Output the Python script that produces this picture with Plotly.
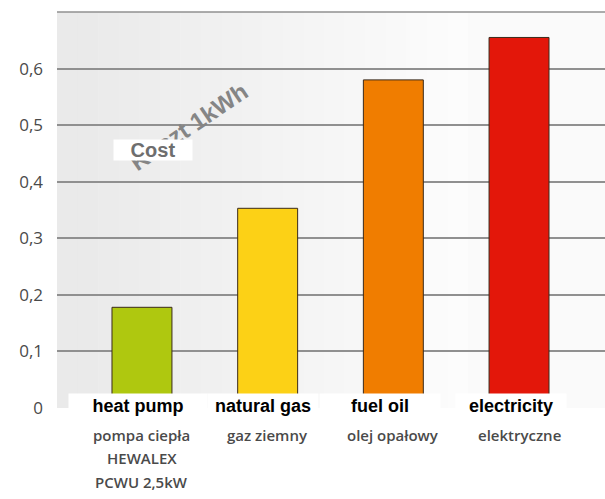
import plotly.graph_objects as go

# ---- data ----
categories = ["heat pump", "natural gas", "fuel oil", "electricity"]
costs = [0.178, 0.353, 0.580, 0.655]
polish_labels = [["pompa ciepła", "HEWALEX", "PCWU 2,5kW"], ["gaz ziemny"], ["olej opałowy"], ["elektryczne"]]
bar_colors = ["#afc80f", "#fcd116", "#f07d00", "#e3170a"]
y_tickvals = [0, 0.1, 0.2, 0.3, 0.4, 0.5, 0.6, 0.7]
y_ticktext = ["0", "0,1", "0,2", "0,3", "0,4", "0,5", "0,6", ""]

# label placement (layout, not data)
en_label_x = [-0.03, -0.04, -0.11, -0.064]
en_box_w = [138, 110, 120, 110]

fig = go.Figure()
fig.add_trace(go.Bar(
    x=list(range(len(categories))), y=costs, width=0.477,
    marker=dict(color=bar_colors, line=dict(color="#3a2a1a", width=1)),
    hoverinfo="skip",
))

# background gradient strips (light grey on the left fading to white)
shapes = []
n = 20
for i in range(n):
    x0 = i / n * 0.75
    x1 = (i + 1) / n * 0.75 + 0.001
    v = int(234 + (252 - 234) * i / (n - 1))
    shapes.append(dict(type="rect", xref="x domain", yref="y domain", x0=x0, x1=x1, y0=0, y1=1,
                       fillcolor=f"rgb({v},{v},{v})", line=dict(width=0), layer="below"))
shapes.append(dict(type="rect", xref="x domain", yref="y domain", x0=0.75, x1=1, y0=0, y1=1,
                   fillcolor="rgb(250,250,250)", line=dict(width=0), layer="below"))
# top gridline at the range edge
shapes.append(dict(type="line", xref="paper", yref="paper", x0=0, x1=1, y0=1, y1=1,
                   line=dict(color="#909090", width=1.5), layer="above"))

annotations = []
# rotated background title
annotations.append(dict(x=0.375, y=0.497, xref="x", yref="y", text="Koszt 1kWh", textangle=-34,
                        showarrow=False, font=dict(family="Liberation Sans, Arial", size=24, color="#858585", weight="bold")))
# Cost box
annotations.append(dict(x=0.0875, y=0.456, xref="x", yref="y", text="Cost", showarrow=False,
                        width=78, height=20, bgcolor="white", borderpad=0,
                        font=dict(family="Liberation Sans, Arial", size=20, color="#6e6e6e", weight="bold")))
# English labels
for i, c in enumerate(categories):
    annotations.append(dict(x=i + en_label_x[i], y=0, xref="x", yref="y", yshift=2, text=c, showarrow=False,
                            width=en_box_w[i], height=24, bgcolor="white", borderpad=0,
                            font=dict(family="Liberation Sans, Arial", size=18, color="black", weight="bold")))
# Polish labels
line_shifts = [-27, -50, -74]
for i, lines in enumerate(polish_labels):
    for j, t in enumerate(lines):
        annotations.append(dict(x=i, y=0, xref="x", yref="paper", yshift=line_shifts[j], text=t,
                                showarrow=False, yanchor="middle",
                                font=dict(family="Open Sans", size=15, color="#4a4a4a", weight=600)))

fig.update_layout(
    width=605, height=499,
    margin=dict(l=57, r=0, t=12, b=91),
    paper_bgcolor="white", plot_bgcolor="#fafafa",
    showlegend=False,
    shapes=shapes, annotations=annotations,
    xaxis=dict(range=[-0.676, 3.684], showticklabels=False, showgrid=False, zeroline=False, showline=False),
    yaxis=dict(range=[0, 0.7], tickvals=y_tickvals, ticktext=y_ticktext, showgrid=True,
               gridcolor="#909090", gridwidth=1.5, zeroline=False, showline=False,
               ticklabelstandoff=13,
               tickfont=dict(family="Open Sans", size=17, color="#4a4a4a")),
)

fig.write_html("out.html")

★ ★ ★ ★ ★ ★ ★

## GIVEN REQUEST
Transcribe the opening line of the listing above, please, and every line after it through the line with "import plotly.graph_objects as go", word for word, without pictures.

## EXERCISE RESPONSE
Output the Python script that produces this picture with Plotly.
import plotly.graph_objects as go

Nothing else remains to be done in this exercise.